- [Task statement]: Reproduce every record below exactly as written, leaving out any pictures.

■ ■ ■

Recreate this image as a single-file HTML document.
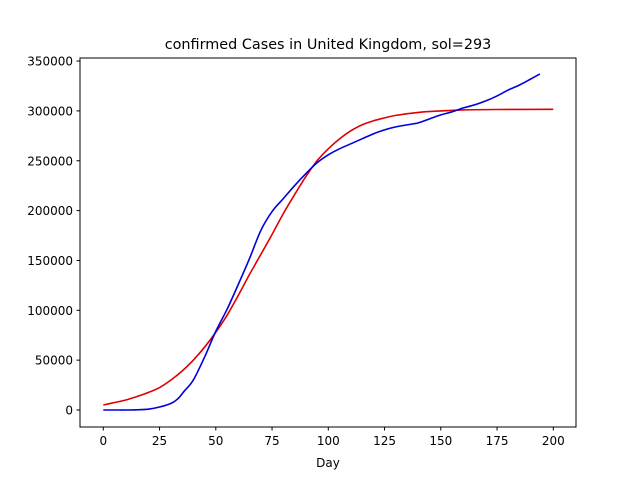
<!DOCTYPE html>
<html><head><meta charset="utf-8"><style>
body{margin:0;background:#fff;}
svg{display:block;font-family:"DejaVu Sans","Liberation Sans",sans-serif;}
</style></head><body>
<svg id="chart" width="640" height="480">
<rect width="640" height="480" fill="#fff"/>
<text x="328" y="49" font-size="14.4" text-anchor="middle">confirmed Cases in United Kingdom, sol=293</text>
<g id="ticks"></g>
<g id="lines"></g>
<rect x="80" y="58" width="496" height="369" fill="none" stroke="#000" stroke-width="1"/>
<text x="328" y="467" font-size="12" text-anchor="middle">Day</text>
</svg>
<script>
const xTicks=[0,25,50,75,100,125,150,175,200];
const yTicks=[0,50000,100000,150000,200000,250000,300000,350000];
const fitDays=[0,5,10,15,20,25,30,35,40,45,50,55,60,65,70,75,80,85,90,95,100,105,110,115,120,125,130,140,150,160,175,200];
const fitValues=[5000,7500,10000,13500,17500,22500,30000,39000,50000,63000,78000,95000,115000,136000,156000,176000,197000,216000,234000,250000,262000,272000,280000,286000,290000,293000,295500,298500,300000,301000,301400,301600];
const caseDays=[0,5,10,15,20,25,30,33,36,40,45,50,55,60,65,70,75,80,85,90,95,100,105,110,115,120,125,130,135,140,145,150,155,160,165,170,175,180,185,190,194];
const caseValues=[0,0,0,200,800,3000,6500,11000,19000,30000,53000,79000,101000,126000,152000,180000,199000,212000,225000,237000,248000,256000,262000,267000,272000,277000,281000,284000,286000,288000,292000,296000,299000,303000,306000,310000,315000,321000,326000,332000,337000];
const NS='http://www.w3.org/2000/svg';
const x=d=>103.3+d*2.25;
const y=v=>410-v*0.000997;
const tg=document.getElementById('ticks');
function mk(tag,attrs){const e=document.createElementNS(NS,tag);for(const k in attrs)e.setAttribute(k,attrs[k]);return e;}
function smooth(pts){
  let d='M'+pts[0][0]+','+pts[0][1];
  for(let i=0;i<pts.length-1;i++){
    const p0=pts[i-1]||pts[i],p1=pts[i],p2=pts[i+1],p3=pts[i+2]||p2;
    const c1=[p1[0]+(p2[0]-p0[0])/6,p1[1]+(p2[1]-p0[1])/6];
    const c2=[p2[0]-(p3[0]-p1[0])/6,p2[1]-(p3[1]-p1[1])/6];
    d+=' C'+c1[0]+','+c1[1]+' '+c2[0]+','+c2[1]+' '+p2[0]+','+p2[1];
  }
  return d;
}
xTicks.forEach(t=>{
  const l=mk('line',{x1:x(t),x2:x(t),y1:427,y2:430.5,stroke:'#000'});
  
  
  tg.appendChild(l);
  const tx=mk('text',{x:x(t),y:445,'font-size':12,'text-anchor':'middle'});
  
  
  tx.textContent=t;tg.appendChild(tx);
});
yTicks.forEach(t=>{
  const l=mk('line',{x1:76.5,x2:80,y1:y(t),y2:y(t),stroke:'#000'});
  
  
  tg.appendChild(l);
  const tx=mk('text',{x:73,y:y(t)+4.5,'font-size':12,'text-anchor':'end'});
  
  
  tx.textContent=t;tg.appendChild(tx);
});
const lg=document.getElementById('lines');
const fit=mk('path',{d:smooth(fitDays.map((d,i)=>[x(d),y(fitValues[i])])),fill:'none',stroke:'#e00000','stroke-width':1.6});


lg.appendChild(fit);
const cs=mk('path',{d:smooth(caseDays.map((d,i)=>[x(d),y(caseValues[i])])),fill:'none',stroke:'#0000dd','stroke-width':1.6});


lg.appendChild(cs);
</script>
</body></html>
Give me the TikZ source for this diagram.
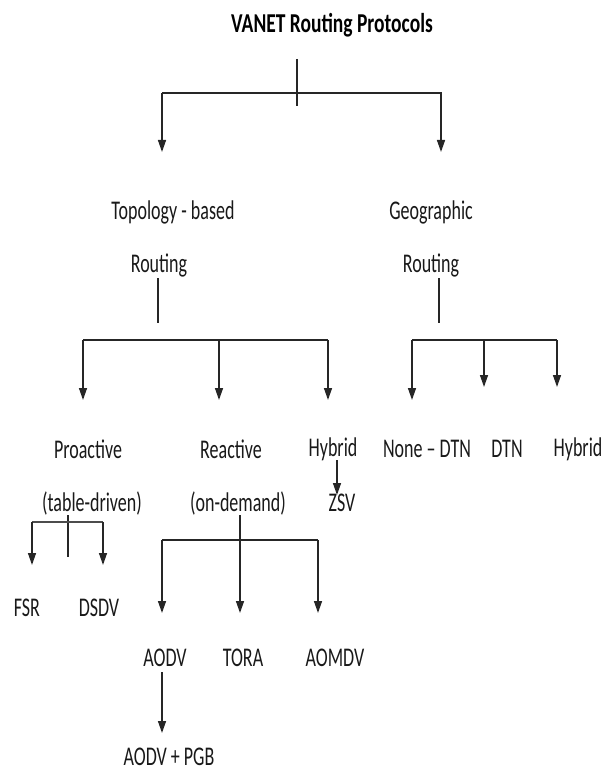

■ ■ ■

- [Answer to the task]:
Recreate this image as a single-file HTML document.
<!DOCTYPE html>
<html><head><meta charset="utf-8"><style>
body{margin:0;background:#fff;}
svg{display:block;font-family:"DejaVu Sans","Liberation Sans",sans-serif;}
</style></head><body>
<svg id="chart" width="640" height="480">
<rect width="640" height="480" fill="#fff"/>
<text x="328" y="49" font-size="14.4" text-anchor="middle">confirmed Cases in United Kingdom, sol=293</text>
<g id="ticks"></g>
<g id="lines"></g>
<rect x="80" y="58" width="496" height="369" fill="none" stroke="#000" stroke-width="1"/>
<text x="328" y="467" font-size="12" text-anchor="middle">Day</text>
</svg>
<script>
const xTicks=[0,25,50,75,100,125,150,175,200];
const yTicks=[0,50000,100000,150000,200000,250000,300000,350000];
const fitDays=[0,5,10,15,20,25,30,35,40,45,50,55,60,65,70,75,80,85,90,95,100,105,110,115,120,125,130,140,150,160,175,200];
const fitValues=[5000,7500,10000,13500,17500,22500,30000,39000,50000,63000,78000,95000,115000,136000,156000,176000,197000,216000,234000,250000,262000,272000,280000,286000,290000,293000,295500,298500,300000,301000,301400,301600];
const caseDays=[0,5,10,15,20,25,30,33,36,40,45,50,55,60,65,70,75,80,85,90,95,100,105,110,115,120,125,130,135,140,145,150,155,160,165,170,175,180,185,190,194];
const caseValues=[0,0,0,200,800,3000,6500,11000,19000,30000,53000,79000,101000,126000,152000,180000,199000,212000,225000,237000,248000,256000,262000,267000,272000,277000,281000,284000,286000,288000,292000,296000,299000,303000,306000,310000,315000,321000,326000,332000,337000];
const NS='http://www.w3.org/2000/svg';
const x=d=>103.3+d*2.25;
const y=v=>410-v*0.000997;
const tg=document.getElementById('ticks');
function mk(tag,attrs){const e=document.createElementNS(NS,tag);for(const k in attrs)e.setAttribute(k,attrs[k]);return e;}
function smooth(pts){
  let d='M'+pts[0][0]+','+pts[0][1];
  for(let i=0;i<pts.length-1;i++){
    const p0=pts[i-1]||pts[i],p1=pts[i],p2=pts[i+1],p3=pts[i+2]||p2;
    const c1=[p1[0]+(p2[0]-p0[0])/6,p1[1]+(p2[1]-p0[1])/6];
    const c2=[p2[0]-(p3[0]-p1[0])/6,p2[1]-(p3[1]-p1[1])/6];
    d+=' C'+c1[0]+','+c1[1]+' '+c2[0]+','+c2[1]+' '+p2[0]+','+p2[1];
  }
  return d;
}
xTicks.forEach(t=>{
  const l=mk('line',{x1:x(t),x2:x(t),y1:427,y2:430.5,stroke:'#000'});
  
  
  tg.appendChild(l);
  const tx=mk('text',{x:x(t),y:445,'font-size':12,'text-anchor':'middle'});
  
  
  tx.textContent=t;tg.appendChild(tx);
});
yTicks.forEach(t=>{
  const l=mk('line',{x1:76.5,x2:80,y1:y(t),y2:y(t),stroke:'#000'});
  
  
  tg.appendChild(l);
  const tx=mk('text',{x:73,y:y(t)+4.5,'font-size':12,'text-anchor':'end'});
  
  
  tx.textContent=t;tg.appendChild(tx);
});
const lg=document.getElementById('lines');
const fit=mk('path',{d:smooth(fitDays.map((d,i)=>[x(d),y(fitValues[i])])),fill:'none',stroke:'#e00000','stroke-width':1.6});


lg.appendChild(fit);
const cs=mk('path',{d:smooth(caseDays.map((d,i)=>[x(d),y(caseValues[i])])),fill:'none',stroke:'#0000dd','stroke-width':1.6});


lg.appendChild(cs);
</script>
</body></html>
Give me the TikZ source for this diagram.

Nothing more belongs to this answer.